Based on the layout of the office, "none of the Clerk of Courts employees had an 'expectation of privacy' in their conversation with other employees and/or their conversations with the public," according to the motion. The motion states that the Erie County District Attorney's Office has no evidence that Jeffery violated the wiretap law.

Defense also wants recordings tossed as evidence

Placidi in the same motion asks for the suppression of the key evidence in the case — the recordings that Jeffery is accused of making.

Jeffery is charged with using a small hidden digital video recorder to take videos of her coworkers on Oct. 3, and she is accused of using a Samsung Galaxy smartphone to take a video of a coworker assisting a customer on Oct. 2, according the court records. The videos include recordings of sound.

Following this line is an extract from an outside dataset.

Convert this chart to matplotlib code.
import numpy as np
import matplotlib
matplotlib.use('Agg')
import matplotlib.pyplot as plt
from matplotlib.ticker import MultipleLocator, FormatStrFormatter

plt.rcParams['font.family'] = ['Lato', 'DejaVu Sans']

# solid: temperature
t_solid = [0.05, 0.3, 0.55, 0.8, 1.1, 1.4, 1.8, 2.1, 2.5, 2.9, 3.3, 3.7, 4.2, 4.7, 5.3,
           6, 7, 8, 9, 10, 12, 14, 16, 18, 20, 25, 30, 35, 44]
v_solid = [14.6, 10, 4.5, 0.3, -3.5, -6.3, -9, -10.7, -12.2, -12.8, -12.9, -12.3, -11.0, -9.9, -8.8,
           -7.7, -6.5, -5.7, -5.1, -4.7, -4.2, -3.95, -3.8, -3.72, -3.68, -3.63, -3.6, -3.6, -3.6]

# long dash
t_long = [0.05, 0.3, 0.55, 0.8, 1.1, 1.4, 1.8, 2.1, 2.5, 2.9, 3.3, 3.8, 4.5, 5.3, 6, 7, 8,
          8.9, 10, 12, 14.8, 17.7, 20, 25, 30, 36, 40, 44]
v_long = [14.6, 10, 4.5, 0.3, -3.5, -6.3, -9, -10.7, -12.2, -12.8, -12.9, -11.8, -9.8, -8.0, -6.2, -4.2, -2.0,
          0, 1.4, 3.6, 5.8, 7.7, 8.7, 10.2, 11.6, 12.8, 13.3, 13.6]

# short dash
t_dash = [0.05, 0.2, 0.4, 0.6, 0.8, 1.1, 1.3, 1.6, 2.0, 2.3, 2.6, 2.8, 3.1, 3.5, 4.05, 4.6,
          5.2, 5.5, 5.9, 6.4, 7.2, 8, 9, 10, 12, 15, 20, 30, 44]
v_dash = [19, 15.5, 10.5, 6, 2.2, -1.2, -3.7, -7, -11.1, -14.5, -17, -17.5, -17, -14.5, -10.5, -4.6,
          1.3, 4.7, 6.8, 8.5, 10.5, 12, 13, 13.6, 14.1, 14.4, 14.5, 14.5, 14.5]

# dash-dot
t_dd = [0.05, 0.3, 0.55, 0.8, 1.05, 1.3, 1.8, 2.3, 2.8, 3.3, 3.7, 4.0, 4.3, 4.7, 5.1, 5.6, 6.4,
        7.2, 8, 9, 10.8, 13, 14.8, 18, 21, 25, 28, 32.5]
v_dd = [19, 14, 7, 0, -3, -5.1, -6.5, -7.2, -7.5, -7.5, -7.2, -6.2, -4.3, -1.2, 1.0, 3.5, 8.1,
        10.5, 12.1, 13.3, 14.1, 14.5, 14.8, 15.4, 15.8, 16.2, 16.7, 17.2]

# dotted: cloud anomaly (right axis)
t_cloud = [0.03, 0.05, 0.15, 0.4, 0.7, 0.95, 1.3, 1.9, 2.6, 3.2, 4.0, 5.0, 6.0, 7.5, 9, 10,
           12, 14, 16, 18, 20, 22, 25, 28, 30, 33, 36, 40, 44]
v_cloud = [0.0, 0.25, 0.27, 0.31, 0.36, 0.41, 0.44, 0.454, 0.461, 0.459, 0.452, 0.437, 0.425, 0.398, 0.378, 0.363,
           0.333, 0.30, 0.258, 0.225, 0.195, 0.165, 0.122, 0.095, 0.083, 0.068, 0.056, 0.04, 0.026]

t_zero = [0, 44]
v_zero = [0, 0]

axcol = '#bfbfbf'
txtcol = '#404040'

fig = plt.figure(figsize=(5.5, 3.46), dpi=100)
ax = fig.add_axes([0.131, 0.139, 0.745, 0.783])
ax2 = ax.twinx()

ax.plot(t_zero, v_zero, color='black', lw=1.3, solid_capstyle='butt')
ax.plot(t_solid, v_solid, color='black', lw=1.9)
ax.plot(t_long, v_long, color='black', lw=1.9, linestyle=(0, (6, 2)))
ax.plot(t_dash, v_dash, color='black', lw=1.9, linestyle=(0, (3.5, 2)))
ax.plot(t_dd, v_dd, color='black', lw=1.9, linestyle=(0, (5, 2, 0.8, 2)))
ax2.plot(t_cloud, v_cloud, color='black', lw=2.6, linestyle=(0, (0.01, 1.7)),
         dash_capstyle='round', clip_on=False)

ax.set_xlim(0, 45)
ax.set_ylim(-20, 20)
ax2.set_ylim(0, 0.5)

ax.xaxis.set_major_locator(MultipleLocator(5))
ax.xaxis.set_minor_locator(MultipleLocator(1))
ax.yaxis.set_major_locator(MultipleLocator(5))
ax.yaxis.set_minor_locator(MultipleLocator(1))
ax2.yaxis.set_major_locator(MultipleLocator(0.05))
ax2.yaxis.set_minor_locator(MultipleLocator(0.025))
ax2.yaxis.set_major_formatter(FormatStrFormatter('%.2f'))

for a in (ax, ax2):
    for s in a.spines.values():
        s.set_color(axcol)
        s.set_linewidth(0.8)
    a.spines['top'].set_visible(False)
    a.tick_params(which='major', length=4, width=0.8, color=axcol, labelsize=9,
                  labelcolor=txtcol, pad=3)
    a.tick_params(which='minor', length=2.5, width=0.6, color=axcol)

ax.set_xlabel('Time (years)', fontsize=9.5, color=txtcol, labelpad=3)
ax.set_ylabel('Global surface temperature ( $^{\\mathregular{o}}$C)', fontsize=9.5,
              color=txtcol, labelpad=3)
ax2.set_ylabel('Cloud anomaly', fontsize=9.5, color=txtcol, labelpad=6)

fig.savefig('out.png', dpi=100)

Karla Jeffery, a former clerk in the Erie County Clerk of Courts office, has pleaded not guilty to wiretapping charges over conversations she is accused of taping in the office before she resigned in October. Jeffery also unsuccessfully ran for election for the job of county clerk of records in 2021.
Karla Jeffery, a former clerk in the Erie County Clerk of Courts office, has pleaded not guilty to wiretapping charges over conversations she is accused of taping in the office before she resigned in October. Jeffery also unsuccessfully ran for election for the job of county clerk of records in 2021.

Placidi is arguing that the prosecution cannot use the videos as evidence because detectives with the District Attorney's Office seized the recording device and Jeffery's phone without her consent and without search warrants, according to the motion.

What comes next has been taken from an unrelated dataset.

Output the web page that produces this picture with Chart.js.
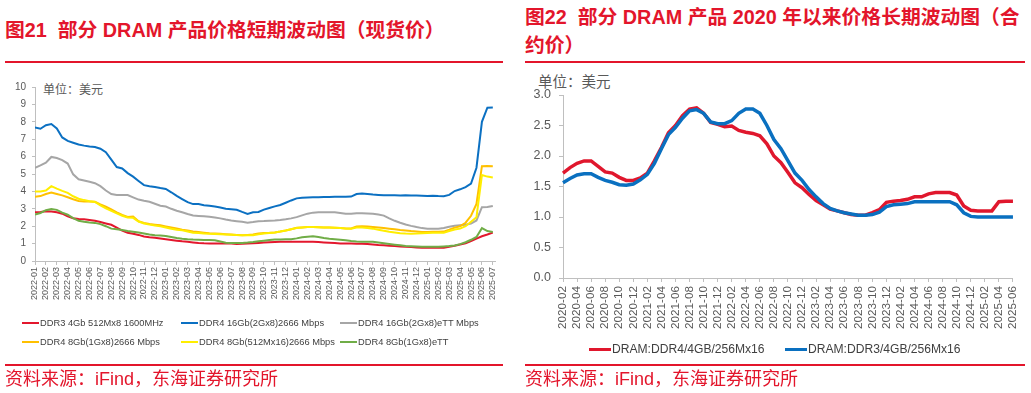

The judge assigned the case, John J. Mead, scheduled a hearing for May 28 on the requests to dismiss the charges and suppress the evidence, according to an order filed earlier this month.

The District Attorney's Office at the hearing will get a chance to present witnesses and evidence to rebut the defense claims.

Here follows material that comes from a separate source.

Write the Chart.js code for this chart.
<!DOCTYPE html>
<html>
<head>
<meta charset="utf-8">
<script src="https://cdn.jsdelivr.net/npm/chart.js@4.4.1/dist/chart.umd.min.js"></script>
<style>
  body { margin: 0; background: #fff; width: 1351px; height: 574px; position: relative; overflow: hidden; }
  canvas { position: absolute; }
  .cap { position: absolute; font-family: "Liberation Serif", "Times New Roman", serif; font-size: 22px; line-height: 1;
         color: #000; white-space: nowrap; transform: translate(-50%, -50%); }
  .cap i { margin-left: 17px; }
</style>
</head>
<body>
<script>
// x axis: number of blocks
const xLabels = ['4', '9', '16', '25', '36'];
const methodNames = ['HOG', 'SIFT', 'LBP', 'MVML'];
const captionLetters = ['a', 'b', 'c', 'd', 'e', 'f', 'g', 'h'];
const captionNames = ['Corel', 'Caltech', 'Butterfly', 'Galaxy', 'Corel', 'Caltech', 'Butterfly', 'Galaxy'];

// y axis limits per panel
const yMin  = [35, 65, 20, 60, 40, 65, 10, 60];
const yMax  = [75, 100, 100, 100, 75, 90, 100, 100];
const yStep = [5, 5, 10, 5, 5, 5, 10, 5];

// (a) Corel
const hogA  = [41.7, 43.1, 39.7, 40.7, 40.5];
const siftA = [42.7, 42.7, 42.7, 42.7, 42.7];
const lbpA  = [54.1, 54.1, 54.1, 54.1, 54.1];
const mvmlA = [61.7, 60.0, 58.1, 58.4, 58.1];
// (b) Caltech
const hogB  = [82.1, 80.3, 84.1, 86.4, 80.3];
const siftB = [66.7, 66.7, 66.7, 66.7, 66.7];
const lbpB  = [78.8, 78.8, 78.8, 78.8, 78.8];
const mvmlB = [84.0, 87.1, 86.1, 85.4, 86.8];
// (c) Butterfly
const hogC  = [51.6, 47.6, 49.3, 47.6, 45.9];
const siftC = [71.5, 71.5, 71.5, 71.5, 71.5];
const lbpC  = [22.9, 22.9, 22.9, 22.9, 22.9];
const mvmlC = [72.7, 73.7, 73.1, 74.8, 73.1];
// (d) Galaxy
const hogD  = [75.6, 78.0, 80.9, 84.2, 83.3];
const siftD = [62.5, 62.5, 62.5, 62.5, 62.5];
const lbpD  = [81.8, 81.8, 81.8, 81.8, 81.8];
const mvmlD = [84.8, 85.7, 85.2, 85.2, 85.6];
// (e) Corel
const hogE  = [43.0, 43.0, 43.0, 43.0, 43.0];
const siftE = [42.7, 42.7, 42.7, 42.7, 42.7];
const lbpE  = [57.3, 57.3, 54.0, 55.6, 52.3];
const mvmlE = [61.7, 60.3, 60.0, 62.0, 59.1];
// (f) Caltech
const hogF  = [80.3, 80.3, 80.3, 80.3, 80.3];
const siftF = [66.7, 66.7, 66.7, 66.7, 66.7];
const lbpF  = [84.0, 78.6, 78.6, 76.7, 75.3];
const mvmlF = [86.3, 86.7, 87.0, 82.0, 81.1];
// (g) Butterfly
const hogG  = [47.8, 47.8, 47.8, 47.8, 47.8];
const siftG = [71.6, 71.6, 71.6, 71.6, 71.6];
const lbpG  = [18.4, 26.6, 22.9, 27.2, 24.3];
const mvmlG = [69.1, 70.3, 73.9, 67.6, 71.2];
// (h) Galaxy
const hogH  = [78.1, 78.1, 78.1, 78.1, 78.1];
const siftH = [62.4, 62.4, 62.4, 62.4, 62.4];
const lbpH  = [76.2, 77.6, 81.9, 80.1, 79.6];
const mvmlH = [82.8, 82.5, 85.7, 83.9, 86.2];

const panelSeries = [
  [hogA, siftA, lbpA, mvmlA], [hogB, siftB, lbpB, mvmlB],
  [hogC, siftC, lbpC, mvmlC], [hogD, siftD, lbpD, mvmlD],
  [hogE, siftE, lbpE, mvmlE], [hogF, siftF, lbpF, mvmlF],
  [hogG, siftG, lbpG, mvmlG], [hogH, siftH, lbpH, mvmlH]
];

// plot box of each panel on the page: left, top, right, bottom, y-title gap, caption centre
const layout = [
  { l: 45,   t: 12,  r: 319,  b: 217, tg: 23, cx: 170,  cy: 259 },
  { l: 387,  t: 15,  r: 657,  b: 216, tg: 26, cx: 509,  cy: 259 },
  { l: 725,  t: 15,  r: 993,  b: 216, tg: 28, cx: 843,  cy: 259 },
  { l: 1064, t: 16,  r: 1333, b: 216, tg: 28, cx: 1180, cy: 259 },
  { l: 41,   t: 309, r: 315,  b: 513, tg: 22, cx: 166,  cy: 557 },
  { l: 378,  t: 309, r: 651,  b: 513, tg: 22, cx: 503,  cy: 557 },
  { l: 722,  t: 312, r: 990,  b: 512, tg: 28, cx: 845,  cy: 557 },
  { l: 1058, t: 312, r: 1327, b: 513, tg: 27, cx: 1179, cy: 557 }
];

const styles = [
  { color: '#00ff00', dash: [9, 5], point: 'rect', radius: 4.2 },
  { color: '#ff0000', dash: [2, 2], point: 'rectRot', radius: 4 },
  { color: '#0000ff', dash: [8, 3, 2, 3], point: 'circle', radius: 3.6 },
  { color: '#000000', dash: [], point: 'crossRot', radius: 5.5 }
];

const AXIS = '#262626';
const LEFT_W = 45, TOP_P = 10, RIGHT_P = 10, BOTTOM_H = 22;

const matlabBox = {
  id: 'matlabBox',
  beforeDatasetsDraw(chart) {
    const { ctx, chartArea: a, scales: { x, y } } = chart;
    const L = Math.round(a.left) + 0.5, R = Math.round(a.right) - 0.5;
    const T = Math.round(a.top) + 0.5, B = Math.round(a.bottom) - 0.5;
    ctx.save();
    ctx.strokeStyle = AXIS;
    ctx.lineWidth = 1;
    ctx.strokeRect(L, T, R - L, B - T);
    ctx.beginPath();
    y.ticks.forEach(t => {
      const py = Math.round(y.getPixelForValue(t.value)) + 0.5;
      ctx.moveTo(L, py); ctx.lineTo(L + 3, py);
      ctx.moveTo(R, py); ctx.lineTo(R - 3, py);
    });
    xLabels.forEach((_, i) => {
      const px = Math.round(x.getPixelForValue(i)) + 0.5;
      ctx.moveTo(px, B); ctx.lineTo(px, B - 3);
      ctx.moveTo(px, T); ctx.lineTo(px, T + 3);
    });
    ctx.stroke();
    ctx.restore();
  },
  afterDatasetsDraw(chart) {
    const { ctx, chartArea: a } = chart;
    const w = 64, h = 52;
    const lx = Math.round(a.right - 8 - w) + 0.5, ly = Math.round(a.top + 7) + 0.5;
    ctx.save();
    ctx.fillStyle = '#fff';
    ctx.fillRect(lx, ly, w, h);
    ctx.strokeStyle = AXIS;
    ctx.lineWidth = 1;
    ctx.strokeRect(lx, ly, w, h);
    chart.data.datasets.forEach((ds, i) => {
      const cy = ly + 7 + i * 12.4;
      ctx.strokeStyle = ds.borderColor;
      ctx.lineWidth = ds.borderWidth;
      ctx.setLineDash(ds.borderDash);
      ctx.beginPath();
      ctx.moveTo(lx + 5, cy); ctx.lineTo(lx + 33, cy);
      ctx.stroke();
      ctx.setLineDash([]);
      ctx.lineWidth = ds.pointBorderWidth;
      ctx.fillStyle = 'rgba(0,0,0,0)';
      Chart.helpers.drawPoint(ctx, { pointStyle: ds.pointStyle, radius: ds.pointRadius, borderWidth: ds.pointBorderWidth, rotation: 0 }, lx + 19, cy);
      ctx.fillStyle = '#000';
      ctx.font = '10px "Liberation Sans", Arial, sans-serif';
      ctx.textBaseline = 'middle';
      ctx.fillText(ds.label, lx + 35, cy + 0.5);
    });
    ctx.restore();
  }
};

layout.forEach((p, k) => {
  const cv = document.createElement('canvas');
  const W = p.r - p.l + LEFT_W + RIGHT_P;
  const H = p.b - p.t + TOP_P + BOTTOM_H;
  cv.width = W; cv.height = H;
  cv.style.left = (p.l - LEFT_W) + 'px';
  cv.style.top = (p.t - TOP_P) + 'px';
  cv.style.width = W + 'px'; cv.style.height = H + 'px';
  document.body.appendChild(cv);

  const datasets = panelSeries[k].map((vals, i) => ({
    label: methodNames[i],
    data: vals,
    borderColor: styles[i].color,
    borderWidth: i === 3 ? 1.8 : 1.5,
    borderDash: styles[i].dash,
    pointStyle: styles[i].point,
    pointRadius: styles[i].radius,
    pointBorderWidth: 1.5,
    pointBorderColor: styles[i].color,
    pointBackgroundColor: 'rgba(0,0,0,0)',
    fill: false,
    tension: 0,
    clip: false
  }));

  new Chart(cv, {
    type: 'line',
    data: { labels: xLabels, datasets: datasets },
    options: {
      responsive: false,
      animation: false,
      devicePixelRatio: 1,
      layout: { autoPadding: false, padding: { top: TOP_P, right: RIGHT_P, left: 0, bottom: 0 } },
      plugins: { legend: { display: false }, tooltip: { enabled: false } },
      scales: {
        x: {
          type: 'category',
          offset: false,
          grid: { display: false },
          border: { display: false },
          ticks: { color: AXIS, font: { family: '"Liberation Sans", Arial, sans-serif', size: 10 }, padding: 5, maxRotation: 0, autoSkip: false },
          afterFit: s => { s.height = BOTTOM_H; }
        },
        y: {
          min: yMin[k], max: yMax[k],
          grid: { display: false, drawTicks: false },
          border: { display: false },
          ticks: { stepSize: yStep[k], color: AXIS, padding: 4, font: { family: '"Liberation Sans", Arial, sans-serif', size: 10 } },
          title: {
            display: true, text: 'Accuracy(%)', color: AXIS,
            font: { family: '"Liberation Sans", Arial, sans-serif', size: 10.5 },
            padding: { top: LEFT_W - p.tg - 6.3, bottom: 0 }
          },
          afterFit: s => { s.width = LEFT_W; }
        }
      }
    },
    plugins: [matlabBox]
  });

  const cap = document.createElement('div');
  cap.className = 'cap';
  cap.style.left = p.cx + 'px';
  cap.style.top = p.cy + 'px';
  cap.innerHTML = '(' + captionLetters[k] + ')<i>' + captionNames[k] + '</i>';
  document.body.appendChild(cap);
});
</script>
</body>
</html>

At Jeffery's preliminary hearing, in November, an assistant district attorney, Brendan Sala, said workers in the Clerk of Courts office have "a reasonable expectation of privacy." He said the conversations that Jeffery is accused of taping were limited to the employee-only workspace where the public is prohibited from entering.

Then-3rd Ward District Judge Tom Carney held all the charges for court at the preliminary hearing. The defense is now challenging those charges before Mead.

Jeffery sued in federal court before charges were filed

Jeffery, 60, is charged with the third-degree felonies of illegal interception of communications and criminal use of a communications facility and the first-degree misdemeanor of possession of an instrument of crime. She has pleaded not guilty and remains free on an unsecured bond of $50,000. The prosecution has not presented a motive in the case.

Jeffery, of Erie, resigned from her $37,713-a-year job in the Clerk of Courts office on Oct. 4, the day after detectives with the District Attorney's Office started investigating the wiretapping allegations. She was charged on Oct. 27.

Jeffery had worked at the courthouse since 2002 and worked as a senior criminal records clerk at the Clerk of Courts office since 2006.

The last years of Jeffery's tenure in the office came with tension.

In 2021, she unsuccessfully ran for the elected office of Erie County clerk of records, who oversees the Clerk of Courts office and the three other row offices at the courthouse, including the Recorder of Deeds. Jeffery lost in the Democratic primary to Aubrea Hagerty-Haynes, who had been her boss in the Clerk of Records office and is now the clerk of courts.

Jeffery sued Erie County, Hagerty-Haynes and David Bradford, who heads the Records of Deeds office, in Erie federal court in March 2023. The suit claims Jeffery was subjected to a hostile work environment and demoted in retaliation for running against Hagerty-Haynes.

The county failed in its first attempt to get the case dismissed, and it filed an answer to the suit on April 15. The answer refers to Jeffery's resignation from her job in the Clerk of Courts office. The resignation, according to the motion, means Jeffery's claims "are moot and cannot be maintained."